* Begin *
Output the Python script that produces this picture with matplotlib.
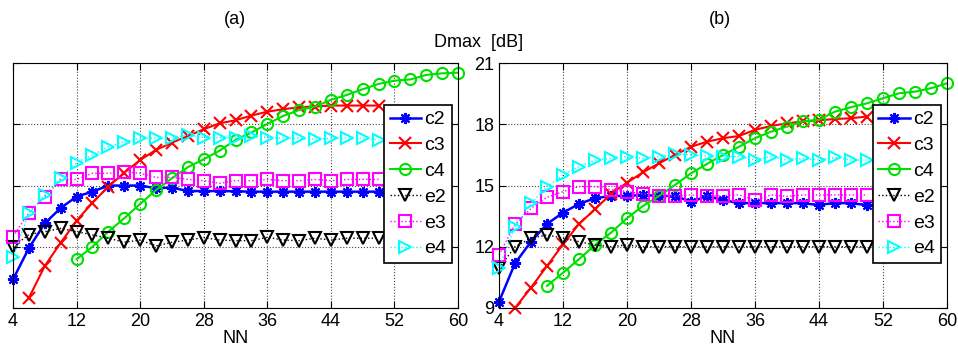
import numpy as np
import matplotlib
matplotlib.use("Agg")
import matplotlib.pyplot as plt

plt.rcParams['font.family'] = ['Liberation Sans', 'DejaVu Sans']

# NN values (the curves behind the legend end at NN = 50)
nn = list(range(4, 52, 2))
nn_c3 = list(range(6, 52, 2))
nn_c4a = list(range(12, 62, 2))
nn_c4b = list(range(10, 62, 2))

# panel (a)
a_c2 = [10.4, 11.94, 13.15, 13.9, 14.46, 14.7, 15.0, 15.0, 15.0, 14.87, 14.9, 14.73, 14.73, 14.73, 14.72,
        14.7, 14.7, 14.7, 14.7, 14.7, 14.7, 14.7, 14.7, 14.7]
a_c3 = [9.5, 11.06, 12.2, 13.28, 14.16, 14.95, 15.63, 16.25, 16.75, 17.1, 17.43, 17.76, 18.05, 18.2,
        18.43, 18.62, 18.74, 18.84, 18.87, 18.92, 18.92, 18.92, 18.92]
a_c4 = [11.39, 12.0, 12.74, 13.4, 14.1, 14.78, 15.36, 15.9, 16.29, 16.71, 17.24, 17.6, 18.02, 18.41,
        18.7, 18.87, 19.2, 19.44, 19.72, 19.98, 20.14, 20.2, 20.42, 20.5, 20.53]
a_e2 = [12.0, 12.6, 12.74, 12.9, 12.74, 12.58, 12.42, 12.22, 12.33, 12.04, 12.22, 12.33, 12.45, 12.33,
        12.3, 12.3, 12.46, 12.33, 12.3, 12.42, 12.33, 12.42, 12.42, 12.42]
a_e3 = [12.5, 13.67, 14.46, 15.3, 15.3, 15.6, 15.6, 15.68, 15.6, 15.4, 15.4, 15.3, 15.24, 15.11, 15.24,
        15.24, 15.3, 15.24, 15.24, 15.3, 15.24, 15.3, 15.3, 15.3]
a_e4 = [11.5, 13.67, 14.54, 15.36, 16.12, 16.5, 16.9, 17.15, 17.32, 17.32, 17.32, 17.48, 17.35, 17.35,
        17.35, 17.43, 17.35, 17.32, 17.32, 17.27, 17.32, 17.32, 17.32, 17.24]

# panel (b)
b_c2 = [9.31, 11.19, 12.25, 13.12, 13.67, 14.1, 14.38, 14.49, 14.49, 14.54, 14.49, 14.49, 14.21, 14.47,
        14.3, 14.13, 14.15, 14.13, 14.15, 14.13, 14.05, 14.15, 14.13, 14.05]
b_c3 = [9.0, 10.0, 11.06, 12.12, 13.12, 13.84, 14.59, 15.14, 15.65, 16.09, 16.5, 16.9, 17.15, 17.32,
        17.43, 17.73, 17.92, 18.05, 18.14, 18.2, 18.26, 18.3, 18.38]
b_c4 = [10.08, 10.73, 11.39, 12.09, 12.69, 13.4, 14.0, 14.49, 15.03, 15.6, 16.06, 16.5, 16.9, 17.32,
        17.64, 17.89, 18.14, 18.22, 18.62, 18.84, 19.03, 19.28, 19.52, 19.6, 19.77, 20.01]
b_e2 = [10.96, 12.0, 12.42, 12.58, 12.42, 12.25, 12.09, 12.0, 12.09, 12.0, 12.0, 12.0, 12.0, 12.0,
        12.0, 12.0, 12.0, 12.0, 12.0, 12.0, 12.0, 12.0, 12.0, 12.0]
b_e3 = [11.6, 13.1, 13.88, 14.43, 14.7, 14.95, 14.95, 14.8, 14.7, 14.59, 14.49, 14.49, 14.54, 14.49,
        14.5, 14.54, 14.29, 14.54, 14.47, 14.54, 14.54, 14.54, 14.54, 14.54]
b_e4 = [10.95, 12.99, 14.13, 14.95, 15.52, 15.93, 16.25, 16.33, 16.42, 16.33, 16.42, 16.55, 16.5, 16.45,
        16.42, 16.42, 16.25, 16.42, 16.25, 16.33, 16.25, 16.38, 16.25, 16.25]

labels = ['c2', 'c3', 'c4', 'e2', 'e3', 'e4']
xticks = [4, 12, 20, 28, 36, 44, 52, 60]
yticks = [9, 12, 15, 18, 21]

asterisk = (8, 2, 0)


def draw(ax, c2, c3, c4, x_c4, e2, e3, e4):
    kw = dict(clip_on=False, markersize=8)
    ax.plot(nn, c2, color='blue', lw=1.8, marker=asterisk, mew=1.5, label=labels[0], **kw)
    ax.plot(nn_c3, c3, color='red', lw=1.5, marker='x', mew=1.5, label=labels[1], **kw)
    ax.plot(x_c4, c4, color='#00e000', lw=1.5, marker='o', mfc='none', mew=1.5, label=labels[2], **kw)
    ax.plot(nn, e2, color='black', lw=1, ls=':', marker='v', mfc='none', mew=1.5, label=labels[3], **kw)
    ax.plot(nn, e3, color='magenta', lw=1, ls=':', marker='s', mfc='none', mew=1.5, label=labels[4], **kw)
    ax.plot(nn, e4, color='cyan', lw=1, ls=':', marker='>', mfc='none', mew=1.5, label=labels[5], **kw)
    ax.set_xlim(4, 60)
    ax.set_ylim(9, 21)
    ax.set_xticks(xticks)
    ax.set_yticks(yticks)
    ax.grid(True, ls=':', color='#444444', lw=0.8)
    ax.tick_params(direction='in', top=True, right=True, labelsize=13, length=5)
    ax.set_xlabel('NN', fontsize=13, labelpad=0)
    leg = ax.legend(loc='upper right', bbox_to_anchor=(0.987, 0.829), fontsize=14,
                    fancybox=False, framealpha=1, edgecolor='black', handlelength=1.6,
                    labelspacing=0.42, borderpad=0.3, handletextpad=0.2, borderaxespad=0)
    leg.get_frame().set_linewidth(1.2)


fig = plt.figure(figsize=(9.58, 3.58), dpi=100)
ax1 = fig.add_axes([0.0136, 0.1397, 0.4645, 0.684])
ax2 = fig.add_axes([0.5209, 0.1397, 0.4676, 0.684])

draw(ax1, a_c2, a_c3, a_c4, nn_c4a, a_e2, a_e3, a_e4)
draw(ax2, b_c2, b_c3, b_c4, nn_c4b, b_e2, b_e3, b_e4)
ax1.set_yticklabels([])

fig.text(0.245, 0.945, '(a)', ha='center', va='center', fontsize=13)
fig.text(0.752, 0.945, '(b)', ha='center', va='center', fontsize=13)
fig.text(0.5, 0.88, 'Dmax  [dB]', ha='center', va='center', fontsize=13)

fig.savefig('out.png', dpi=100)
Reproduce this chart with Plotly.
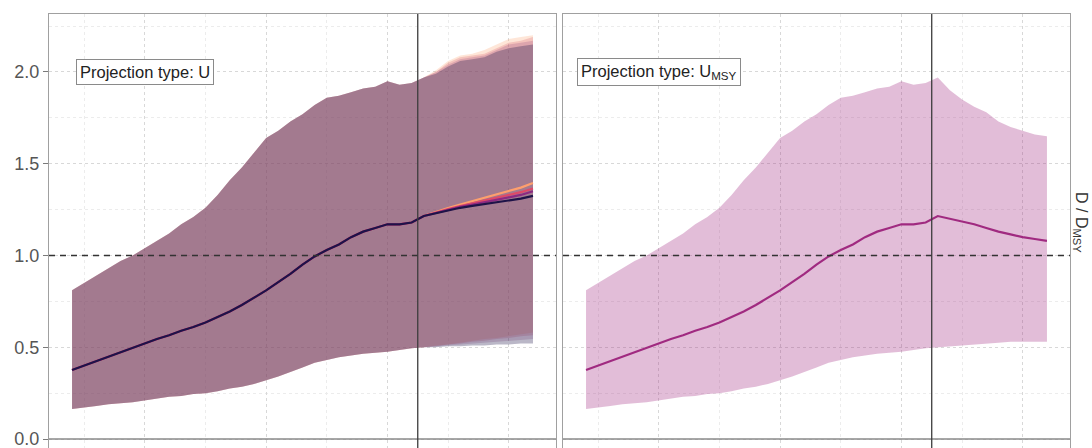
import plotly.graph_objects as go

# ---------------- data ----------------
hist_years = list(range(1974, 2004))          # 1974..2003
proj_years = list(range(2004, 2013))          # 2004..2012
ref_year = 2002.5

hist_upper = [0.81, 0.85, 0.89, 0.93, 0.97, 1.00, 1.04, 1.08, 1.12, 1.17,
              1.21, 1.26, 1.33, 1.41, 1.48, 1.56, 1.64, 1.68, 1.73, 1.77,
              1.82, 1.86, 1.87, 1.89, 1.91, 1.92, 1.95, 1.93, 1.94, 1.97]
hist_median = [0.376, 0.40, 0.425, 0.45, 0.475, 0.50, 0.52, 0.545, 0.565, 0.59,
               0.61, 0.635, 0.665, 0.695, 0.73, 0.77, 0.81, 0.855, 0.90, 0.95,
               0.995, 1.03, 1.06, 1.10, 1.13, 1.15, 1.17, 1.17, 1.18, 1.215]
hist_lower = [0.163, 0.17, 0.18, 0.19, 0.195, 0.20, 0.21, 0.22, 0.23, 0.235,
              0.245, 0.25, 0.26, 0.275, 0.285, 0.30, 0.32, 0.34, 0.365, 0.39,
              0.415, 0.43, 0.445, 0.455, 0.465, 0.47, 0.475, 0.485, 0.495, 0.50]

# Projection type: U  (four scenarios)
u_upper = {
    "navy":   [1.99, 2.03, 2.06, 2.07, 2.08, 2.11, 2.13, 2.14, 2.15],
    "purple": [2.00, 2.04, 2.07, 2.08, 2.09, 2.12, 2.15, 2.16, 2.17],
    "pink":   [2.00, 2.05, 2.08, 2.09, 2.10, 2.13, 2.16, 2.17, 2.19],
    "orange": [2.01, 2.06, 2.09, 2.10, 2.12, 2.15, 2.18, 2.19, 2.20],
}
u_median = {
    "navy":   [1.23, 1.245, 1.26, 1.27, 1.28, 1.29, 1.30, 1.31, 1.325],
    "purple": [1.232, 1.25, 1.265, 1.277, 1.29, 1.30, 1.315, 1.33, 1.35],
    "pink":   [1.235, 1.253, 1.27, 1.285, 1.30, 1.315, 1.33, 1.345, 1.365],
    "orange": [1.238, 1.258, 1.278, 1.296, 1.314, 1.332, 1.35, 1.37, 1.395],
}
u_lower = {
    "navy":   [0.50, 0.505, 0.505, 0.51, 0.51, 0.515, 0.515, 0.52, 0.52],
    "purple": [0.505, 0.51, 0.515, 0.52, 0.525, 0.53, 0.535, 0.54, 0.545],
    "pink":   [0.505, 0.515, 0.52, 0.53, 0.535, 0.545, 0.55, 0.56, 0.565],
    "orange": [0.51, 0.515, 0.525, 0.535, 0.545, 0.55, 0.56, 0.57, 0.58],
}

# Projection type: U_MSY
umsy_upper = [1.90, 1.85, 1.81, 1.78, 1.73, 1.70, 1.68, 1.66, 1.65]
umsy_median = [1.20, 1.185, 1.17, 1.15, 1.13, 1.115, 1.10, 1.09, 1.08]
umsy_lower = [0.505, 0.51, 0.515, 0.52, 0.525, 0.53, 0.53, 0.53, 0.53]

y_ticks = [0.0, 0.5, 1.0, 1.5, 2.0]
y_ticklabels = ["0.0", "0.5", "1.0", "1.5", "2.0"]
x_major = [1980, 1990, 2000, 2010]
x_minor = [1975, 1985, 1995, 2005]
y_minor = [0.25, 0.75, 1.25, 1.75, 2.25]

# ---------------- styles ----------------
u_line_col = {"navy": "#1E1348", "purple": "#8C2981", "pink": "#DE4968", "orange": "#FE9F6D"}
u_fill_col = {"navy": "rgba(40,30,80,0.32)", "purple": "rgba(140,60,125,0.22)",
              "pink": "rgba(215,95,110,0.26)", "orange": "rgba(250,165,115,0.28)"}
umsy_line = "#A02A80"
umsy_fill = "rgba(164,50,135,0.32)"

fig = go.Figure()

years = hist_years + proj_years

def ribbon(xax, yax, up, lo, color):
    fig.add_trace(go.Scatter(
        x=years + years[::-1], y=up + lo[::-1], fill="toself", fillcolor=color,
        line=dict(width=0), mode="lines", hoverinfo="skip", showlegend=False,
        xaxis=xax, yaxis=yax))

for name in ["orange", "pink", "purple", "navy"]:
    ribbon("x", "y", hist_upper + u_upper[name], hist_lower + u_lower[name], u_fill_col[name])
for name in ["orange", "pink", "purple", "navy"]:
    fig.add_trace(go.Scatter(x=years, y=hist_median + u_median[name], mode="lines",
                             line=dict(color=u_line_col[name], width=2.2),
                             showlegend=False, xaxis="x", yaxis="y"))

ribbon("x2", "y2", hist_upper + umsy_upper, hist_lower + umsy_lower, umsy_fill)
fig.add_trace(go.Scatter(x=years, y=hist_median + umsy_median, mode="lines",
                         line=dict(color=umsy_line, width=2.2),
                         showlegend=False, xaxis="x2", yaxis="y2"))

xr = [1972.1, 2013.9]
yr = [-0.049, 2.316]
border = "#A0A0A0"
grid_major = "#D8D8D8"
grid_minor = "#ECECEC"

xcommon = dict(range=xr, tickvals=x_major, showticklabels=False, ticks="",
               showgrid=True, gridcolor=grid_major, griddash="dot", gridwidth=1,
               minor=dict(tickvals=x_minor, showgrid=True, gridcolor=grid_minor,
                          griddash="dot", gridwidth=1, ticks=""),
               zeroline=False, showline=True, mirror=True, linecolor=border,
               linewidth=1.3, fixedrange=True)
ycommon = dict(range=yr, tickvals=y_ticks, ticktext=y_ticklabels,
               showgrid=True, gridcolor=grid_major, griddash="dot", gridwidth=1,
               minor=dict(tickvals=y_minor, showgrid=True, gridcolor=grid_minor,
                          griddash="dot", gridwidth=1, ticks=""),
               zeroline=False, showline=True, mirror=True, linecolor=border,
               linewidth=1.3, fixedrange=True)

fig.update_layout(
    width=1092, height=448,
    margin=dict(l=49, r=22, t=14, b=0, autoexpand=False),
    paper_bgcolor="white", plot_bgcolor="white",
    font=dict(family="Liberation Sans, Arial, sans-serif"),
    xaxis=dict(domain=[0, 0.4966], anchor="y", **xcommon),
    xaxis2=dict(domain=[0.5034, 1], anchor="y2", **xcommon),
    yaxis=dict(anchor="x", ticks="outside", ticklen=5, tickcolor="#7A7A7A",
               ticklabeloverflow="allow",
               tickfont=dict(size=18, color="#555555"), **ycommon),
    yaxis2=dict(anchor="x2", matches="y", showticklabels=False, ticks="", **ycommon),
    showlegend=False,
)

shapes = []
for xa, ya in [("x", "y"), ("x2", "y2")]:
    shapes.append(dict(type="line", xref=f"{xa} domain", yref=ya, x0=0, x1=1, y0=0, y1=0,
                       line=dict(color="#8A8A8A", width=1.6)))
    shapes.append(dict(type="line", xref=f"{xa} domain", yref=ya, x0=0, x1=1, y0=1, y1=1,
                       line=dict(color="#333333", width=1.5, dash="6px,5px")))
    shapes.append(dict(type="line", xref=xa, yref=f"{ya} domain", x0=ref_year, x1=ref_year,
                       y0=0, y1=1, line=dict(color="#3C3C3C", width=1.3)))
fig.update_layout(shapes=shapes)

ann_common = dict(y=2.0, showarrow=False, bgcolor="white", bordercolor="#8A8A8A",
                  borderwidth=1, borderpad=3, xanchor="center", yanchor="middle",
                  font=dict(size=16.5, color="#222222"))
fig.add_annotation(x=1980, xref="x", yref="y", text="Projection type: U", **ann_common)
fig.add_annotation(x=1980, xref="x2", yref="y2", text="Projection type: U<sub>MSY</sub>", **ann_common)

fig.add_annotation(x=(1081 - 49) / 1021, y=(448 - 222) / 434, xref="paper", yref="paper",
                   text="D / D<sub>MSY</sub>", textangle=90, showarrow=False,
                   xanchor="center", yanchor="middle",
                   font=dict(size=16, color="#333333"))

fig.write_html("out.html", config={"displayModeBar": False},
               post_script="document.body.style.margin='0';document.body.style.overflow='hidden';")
* End *
* Begin *
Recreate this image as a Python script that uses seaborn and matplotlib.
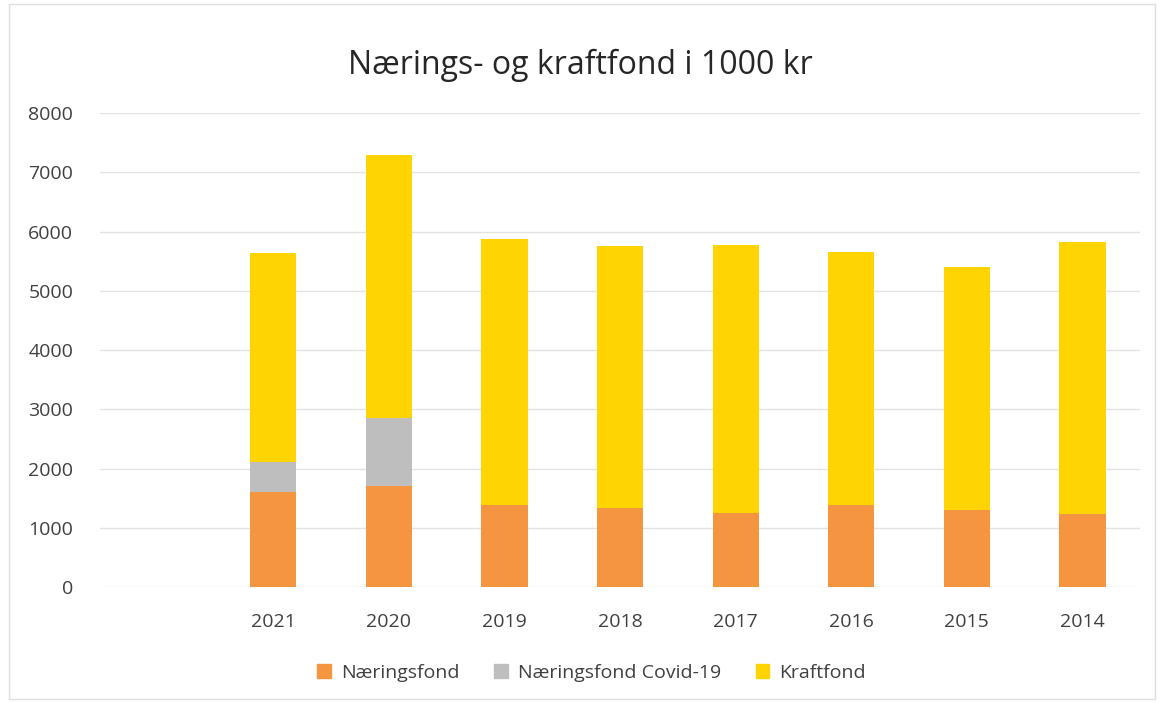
* End *
* Begin *
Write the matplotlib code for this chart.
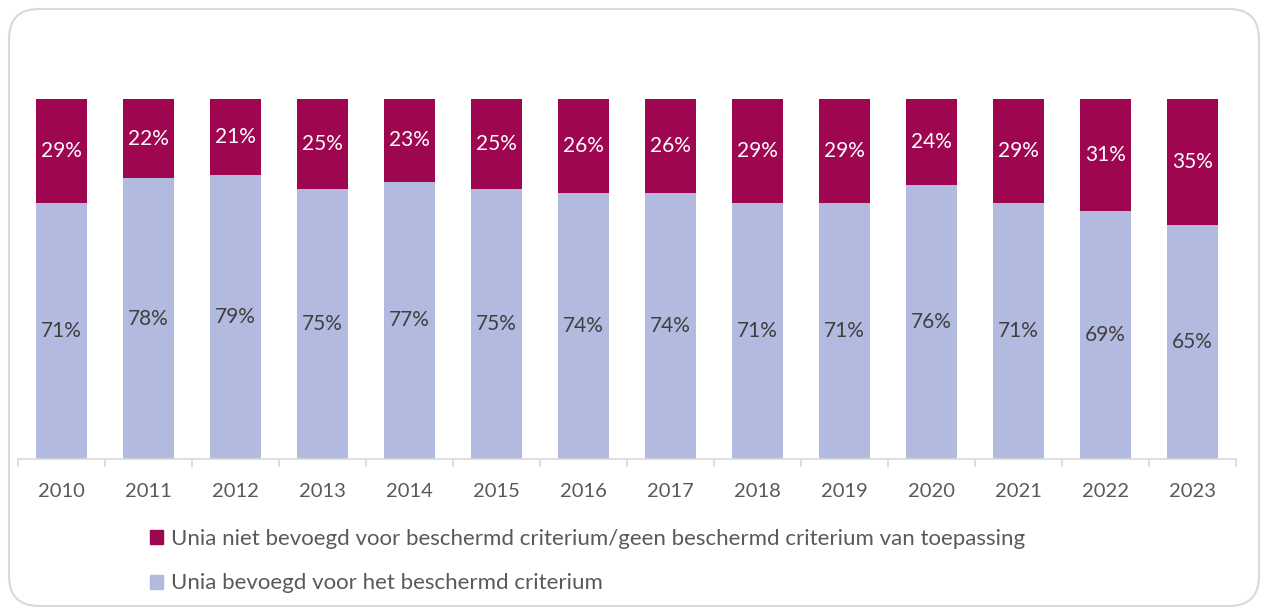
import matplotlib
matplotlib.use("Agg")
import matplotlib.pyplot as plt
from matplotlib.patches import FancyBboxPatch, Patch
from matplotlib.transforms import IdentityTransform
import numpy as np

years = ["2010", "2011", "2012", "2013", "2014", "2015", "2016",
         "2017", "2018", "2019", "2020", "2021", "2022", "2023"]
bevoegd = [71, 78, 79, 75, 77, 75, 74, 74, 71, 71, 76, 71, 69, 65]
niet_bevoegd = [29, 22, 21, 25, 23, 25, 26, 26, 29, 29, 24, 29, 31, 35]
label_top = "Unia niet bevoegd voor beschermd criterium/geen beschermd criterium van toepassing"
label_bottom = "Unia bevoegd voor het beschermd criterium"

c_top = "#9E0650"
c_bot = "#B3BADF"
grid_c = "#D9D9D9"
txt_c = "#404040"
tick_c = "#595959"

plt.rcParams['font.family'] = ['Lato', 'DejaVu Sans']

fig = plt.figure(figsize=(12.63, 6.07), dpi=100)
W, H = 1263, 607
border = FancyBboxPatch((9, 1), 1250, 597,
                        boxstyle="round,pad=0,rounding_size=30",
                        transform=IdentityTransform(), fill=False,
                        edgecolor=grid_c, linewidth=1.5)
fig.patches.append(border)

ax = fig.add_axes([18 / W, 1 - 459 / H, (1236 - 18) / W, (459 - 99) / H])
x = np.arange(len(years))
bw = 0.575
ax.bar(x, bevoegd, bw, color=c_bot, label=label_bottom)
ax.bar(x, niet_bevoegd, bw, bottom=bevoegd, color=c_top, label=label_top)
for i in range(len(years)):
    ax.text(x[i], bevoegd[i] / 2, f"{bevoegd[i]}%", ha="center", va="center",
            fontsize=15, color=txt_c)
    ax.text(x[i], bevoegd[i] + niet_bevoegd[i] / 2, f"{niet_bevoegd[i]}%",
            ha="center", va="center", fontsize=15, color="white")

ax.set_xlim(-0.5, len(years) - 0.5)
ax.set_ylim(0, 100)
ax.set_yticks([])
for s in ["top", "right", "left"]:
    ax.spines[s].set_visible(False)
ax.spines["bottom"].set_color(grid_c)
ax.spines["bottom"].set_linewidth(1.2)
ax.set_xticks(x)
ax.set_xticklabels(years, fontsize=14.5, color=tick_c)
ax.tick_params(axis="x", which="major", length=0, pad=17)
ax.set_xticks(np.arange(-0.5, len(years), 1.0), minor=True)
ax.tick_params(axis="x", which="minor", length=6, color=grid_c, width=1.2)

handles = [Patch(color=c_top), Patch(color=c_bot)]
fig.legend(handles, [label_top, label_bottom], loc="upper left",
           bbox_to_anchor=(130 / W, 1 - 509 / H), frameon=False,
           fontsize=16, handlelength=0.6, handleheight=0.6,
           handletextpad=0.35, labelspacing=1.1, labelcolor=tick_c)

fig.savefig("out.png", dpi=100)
* End *
Exercise prompt
Output exactly the lines from the one containing "Reproduce this chart with Plotly." through the one containing "0.485, 0.495, 0.50]", both included, and nothing else; leave out any pictures.

Response to the task
Reproduce this chart with Plotly.
import plotly.graph_objects as go

# ---------------- data ----------------
hist_years = list(range(1974, 2004))          # 1974..2003
proj_years = list(range(2004, 2013))          # 2004..2012
ref_year = 2002.5

hist_upper = [0.81, 0.85, 0.89, 0.93, 0.97, 1.00, 1.04, 1.08, 1.12, 1.17,
              1.21, 1.26, 1.33, 1.41, 1.48, 1.56, 1.64, 1.68, 1.73, 1.77,
              1.82, 1.86, 1.87, 1.89, 1.91, 1.92, 1.95, 1.93, 1.94, 1.97]
hist_median = [0.376, 0.40, 0.425, 0.45, 0.475, 0.50, 0.52, 0.545, 0.565, 0.59,
               0.61, 0.635, 0.665, 0.695, 0.73, 0.77, 0.81, 0.855, 0.90, 0.95,
               0.995, 1.03, 1.06, 1.10, 1.13, 1.15, 1.17, 1.17, 1.18, 1.215]
hist_lower = [0.163, 0.17, 0.18, 0.19, 0.195, 0.20, 0.21, 0.22, 0.23, 0.235,
              0.245, 0.25, 0.26, 0.275, 0.285, 0.30, 0.32, 0.34, 0.365, 0.39,
              0.415, 0.43, 0.445, 0.455, 0.465, 0.47, 0.475, 0.485, 0.495, 0.50]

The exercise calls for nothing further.